Maryland residents were the wealthiest in the nation last year as the Washington region saw its median incomes rise, even as the rest of the country faltered under the worst economic collapse since the Great Depression, the U.S. Census Bureau reported Monday.

The median household income in Maryland was nearly $71,000, slightly ahead of New Jersey. Virginia came in eighth, with a median income of about $61,000, and D.C. was 12th in median income, at nearly $58,000, the census reported in its annual American Community Survey.

Southern Maryland and Northern Virginia communities bolstered their states' incomes, the census reported. Median incomes from Loudoun to Prince George's counties grew from 2007 until 2008, the Census Bureau said. The wealthiest county was Loudoun, which reported a median income of nearly $112,000. D.C. was the poorest jurisdiction, with a median household income of nearly $58,000. That was still enough to place D.C. 12th highest in "state" household incomes.
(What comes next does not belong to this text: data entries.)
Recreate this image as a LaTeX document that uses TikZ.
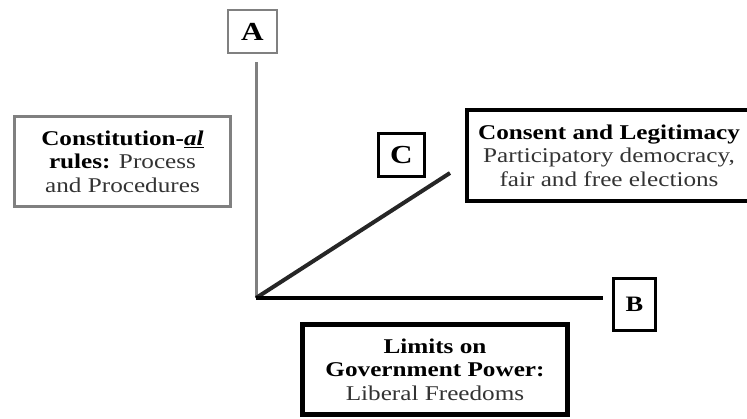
\documentclass[tikz,border=0pt]{standalone}
\usepackage{fontspec}
\setmainfont[FakeStretch=1.2]{Liberation Serif}
\definecolor{boxgray}{gray}{0.5}
\definecolor{txtgray}{gray}{0.2}
\begin{document}
\begin{tikzpicture}[x=1pt,y=-1pt,
  box/.style={draw, inner sep=0pt, align=center, font=\fontsize{21}{23.5}\selectfont},
  letterbox/.style={box, font=\fontsize{26}{28}\selectfont\bfseries},
  axis/.style={line width=4pt, line cap=butt}]
\useasboundingbox (0,0) rectangle (747,418);
% boxes
\node[letterbox, draw=boxgray, line width=2pt, minimum width=49pt, minimum height=43pt] (A) at (252.5,31.5) {A};
\node[box, draw=boxgray, line width=2.5pt, minimum width=216pt, minimum height=90pt] (rules) at (122.5,161.5)
  {\textbf{Constitution-\underline{\textit{al}}}\\\textbf{rules:} {\color{txtgray}Process}\\{\color{txtgray}and Procedures}};
\node[letterbox, line width=3pt, minimum width=46pt, minimum height=43pt] (C) at (401.5,155) {C};
\node[box, line width=4pt, minimum width=284pt, minimum height=91pt] (consent) at (609,155.5)
  {\textbf{Consent and Legitimacy}\\{\color{txtgray}Participatory democracy,}\\{\color{txtgray}fair and free elections}};
\node[letterbox, font=\fontsize{22}{24}\selectfont\bfseries, line width=2.5pt, minimum width=42pt, minimum height=52pt] (B) at (634.5,304.5) {B};
\node[box, line width=4.5pt, minimum width=265pt, minimum height=90pt] (limits) at (435,369.5)
  {\textbf{Limits on}\\\textbf{Government Power:}\\{\color{txtgray}Liberal Freedoms}};
% axes
\coordinate (O) at (256,298);
\coordinate (Aend) at (256,62);
\coordinate (Bend) at (603,298);
\coordinate (Cend) at (450,173);
\draw[line width=3pt, boxgray] (O) -- (Aend);
\draw[axis, black!85] (O) -- (Cend);
\draw[axis] (O) -- (Bend);
\end{tikzpicture}
\end{document}
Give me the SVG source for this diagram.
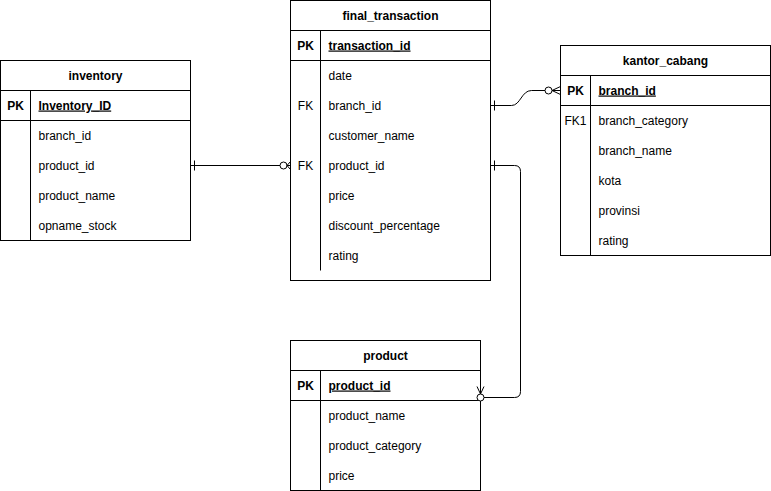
<svg xmlns="http://www.w3.org/2000/svg" width="771" height="491" viewBox="0 0 771 491">
<style>
.box{fill:#fff;stroke:#000;stroke-width:1}
.ln{stroke:#000;stroke-width:1;fill:none}
text{font-family:"Liberation Sans",Arial,Helvetica,sans-serif;font-size:12px;fill:#000}
.t{font-weight:bold;text-anchor:middle}
.pk{font-weight:bold;text-anchor:middle}
.k{text-anchor:middle}
.pkn{font-weight:bold;text-decoration:underline}
</style>
<rect width="771" height="491" fill="#fff"/>
<g transform="translate(0.5,0.5)">
<g id="inventory">
<rect class="box" x="0" y="60" width="190" height="180"/>
<path class="ln" d="M0,90H190M0,120H190M30,90V240"/>
<text class="t" x="95" y="79">inventory</text>
<text class="pk" x="15" y="109">PK</text>
<text class="pkn" x="38" y="109">Inventory_ID</text>
<text x="38" y="139">branch_id</text>
<text x="38" y="169">product_id</text>
<text x="38" y="199">product_name</text>
<text x="38" y="229">opname_stock</text>
</g>
<g id="final_transaction">
<rect class="box" x="290" y="0" width="200" height="280"/>
<path class="ln" d="M290,30H490M290,60H490M320,30V270"/>
<text class="t" x="390" y="19">final_transaction</text>
<text class="pk" x="305" y="49">PK</text>
<text class="pkn" x="328" y="49">transaction_id</text>
<text x="328" y="79">date</text>
<text class="k" x="305" y="109">FK</text>
<text x="328" y="109">branch_id</text>
<text x="328" y="139">customer_name</text>
<text class="k" x="305" y="169">FK</text>
<text x="328" y="169">product_id</text>
<text x="328" y="199">price</text>
<text x="328" y="229">discount_percentage</text>
<text x="328" y="259">rating</text>
</g>
<g id="kantor_cabang">
<rect class="box" x="560" y="45" width="210" height="210"/>
<path class="ln" d="M560,75H770M560,105H770M590,75V255"/>
<text class="t" x="665" y="64">kantor_cabang</text>
<text class="pk" x="575" y="94">PK</text>
<text class="pkn" x="598" y="94">branch_id</text>
<text class="k" x="575" y="124">FK1</text>
<text x="598" y="124">branch_category</text>
<text x="598" y="154">branch_name</text>
<text x="598" y="184">kota</text>
<text x="598" y="214">provinsi</text>
<text x="598" y="244">rating</text>
</g>
<g id="product">
<rect class="box" x="290" y="340" width="190" height="150"/>
<path class="ln" d="M290,370H480M290,400H480M320,370V490"/>
<text class="t" x="385" y="359">product</text>
<text class="pk" x="305" y="389">PK</text>
<text class="pkn" x="328" y="389">product_id</text>
<text x="328" y="419">product_name</text>
<text x="328" y="449">product_category</text>
<text x="328" y="479">price</text>
</g>
<g id="connectors" class="ln">
<path d="M190,165H279.5"/>
<path d="M194,160V170"/>
<circle cx="283" cy="165" r="3.5" fill="#fff"/>
<path d="M286.5,165L290,165M286.5,165L290,161M286.5,165L290,169"/>
<path d="M490,105H511C520,105 521,90 531,90H544.5"/>
<path d="M494,100V110"/>
<circle cx="548" cy="90" r="3.5" fill="#fff"/>
<path d="M551.5,90L560,90M551.5,90L560,86M551.5,90L560,94"/>
<path d="M490,165H514Q520,165 520,171V391Q520,397 514,397H483.5"/>
<path d="M494,160V170"/>
<circle cx="480" cy="397" r="3.5" fill="#fff"/>
<path d="M480,393.5L480,386M480,393.5L476.5,386M480,393.5L483.5,386"/>
</g>
</g>
</svg>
The census' annual American Community Survey was released Tuesday. Among its findings for 2008:

»  Nationally, nearly 150,000 gay couples listed themselves as married.

»  Median household income, Loudoun: $111,925 ($107,207 in 2007)

»  Median household income, Fairfax: $107,448 ($105,241 in 2007)

»  Median household income, Arlington: $101,171 ($94,876 in 2007)

»  Median household income, Montgomery: $94,319 ($91,835 in 2007)

»  Median household income, Prince George's: $72,166 ($68,370 in 2007)

»  Median household income, D.C.: $57,936 ($54,317 in 2007)

»  In D.C., 13.2 percent of residents are foreign born (11th highest percentage in the country); in Maryland, 12.4 percent are foreign born (13th); in Virginia, 10.2 percent are foreign born (16th).

»  Asians make up the highest percentage of Virginia's immigrants: 40.8 percent in Virginia (fifth in the country), 32.6 in Maryland (14th) and 19 percent in D.C. (44th)

»  Latin Americans made up 47 percent of D.C.'s immigrant population (23rd in the country), 37 percent of Maryland's (34th) and 36.1 percent of Virginia's (35th)



Median income represents a community's statistical center: It means that exactly half of the residents in a jurisdiction earn more than the median, and half earn less.

The region held its own even as the recession wrought havoc with the rest of the country. The census reported that America's median household income fell by 3.6 percent, while the poverty rate rose from 12.5 percent in 2007 to 13.2 percent in 2008.

Experts say that the Washington region's high proportion of well-educated workers and the huge government sector are good insurance against economic decline.

"It's mostly recession-proof," Georgetown University professor Timothy Wickham-Crowley said of the region.

Brookings Institution demographer William Frey agreed.

"It certainly tells you that this region is a little more resilient than the rest of the country," he said.

Frey cautioned, though, that the slight income increase may not tell the whole story. Foreclosures and homelessness have spiked in the Washington area and Frey said the rising median incomes might indicate that the poorest are leaving the area for cheaper homes or better job prospects elsewhere.

"When people at the lower end of the ladder leave, they're not contributing to the median income," Frey said. "We know that a lot of people, especially in the outer suburbs of D.C., had real difficulties."

Frey runs his own statistical comparisons of metropolitan areas. He said the Washington region is second in the country in per capita income, behind the San Jose, Calif., region and in front of San Francisco.

It remains the top income region for whites, blacks and Hispanics. It's the second-best place for Asians, Frey said.